Do Savings Increase in Response to Salient Information About Retirement and Expected Pensions?

How can retirement savings be increased? We explore a unique policy change in the context of the German pension system to study this question. As of 2004, the German pension authority started to send out annual letters providing detailed and comprehensible information about the pension system and individual expected pension payments. This reform did not change the level of pensions, but only manipulated the knowledge about and salience of expected pension payments. Using German tax return data, we exploit two discontinuities in the age cutoffs of receiving such a letter to study their effects on private retirement savings. Our results show that the letters increase private retirement savings.

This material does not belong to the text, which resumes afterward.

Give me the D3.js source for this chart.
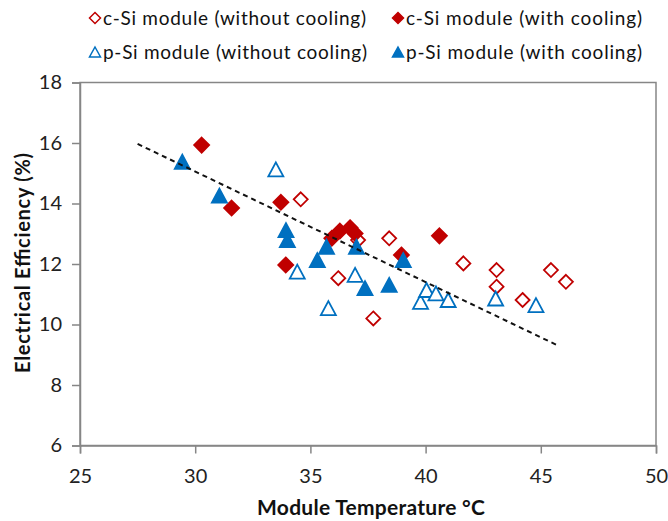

The effects are fairly sizable and persistent over several years. We further show that the letter increases labor earnings, and that the increase in savings partly crowds out charitable donations. Moreover, we present evidence suggesting that both information and salience drive the savings effect. Our paper adds to a recent literature showing that policies that go beyond the traditional neoclassical reasoning can be powerful to increase savings rates.

Speakers

  • Andreas Peichl - Guest Speaker
    University of Mannheim
    Prof. Dr. Andreas Peichl is head of ZEW’s Research Group "International Distribution and Redistribution" and Professor of Empirical Public Economics at the University of Mannheim. From 2008 to 2013, he was Senior Research Associate and from 2009 on Deputy Program Director for the research area "Future of Labor" at the Institute for the Study of Labor (IZA) in Bonn, Germany, where he now is a Research Fellow. He is also Research Associate at the Institute for Social and Economic Research (ISER), University of Essex, UK, and Research Affiliate at the Center for Economic Studies (CESifo) of the University of Munich, Germany. Andreas Peichl has been involved in various research projects conducted on behalf of national ministries, the European Commission, the European Parliament, the European Central Bank, and the OECD. His research focuses on empirical public and labour economics. His current research interests include (empirical) public economics, labour economics, and welfare economics with particular reference to optimal taxation, tax reforms and their empirical evaluation, tax benefit microsimulation, and the analysis of income distributions. His research has been published in various academic journals. After completing his thesis entitled "Could the World Be Flat? Simulating Flat Tax Reforms in Western Europe", Andreas Peichl received his PhD with summa cum laude from the University of Cologne, supervised by Prof. Dr. C. Fuest, in May 2008. From January 2005 until August 2008, he was PhD student at the University of Cologne and worked as a research assistant at the Cologne Center for Public Economics (CPE). In spring 2008, he was a visiting scholar at the Institute for Social and Economic Research (ISER) at the University of Essex, UK. Prior to his doctoral studies, he studied economics at the Philips-University of Marburg as well as the University of Cologne and graduated in December 2004 (Diplom-Volkswirt, equivalent to M.A. in Economics).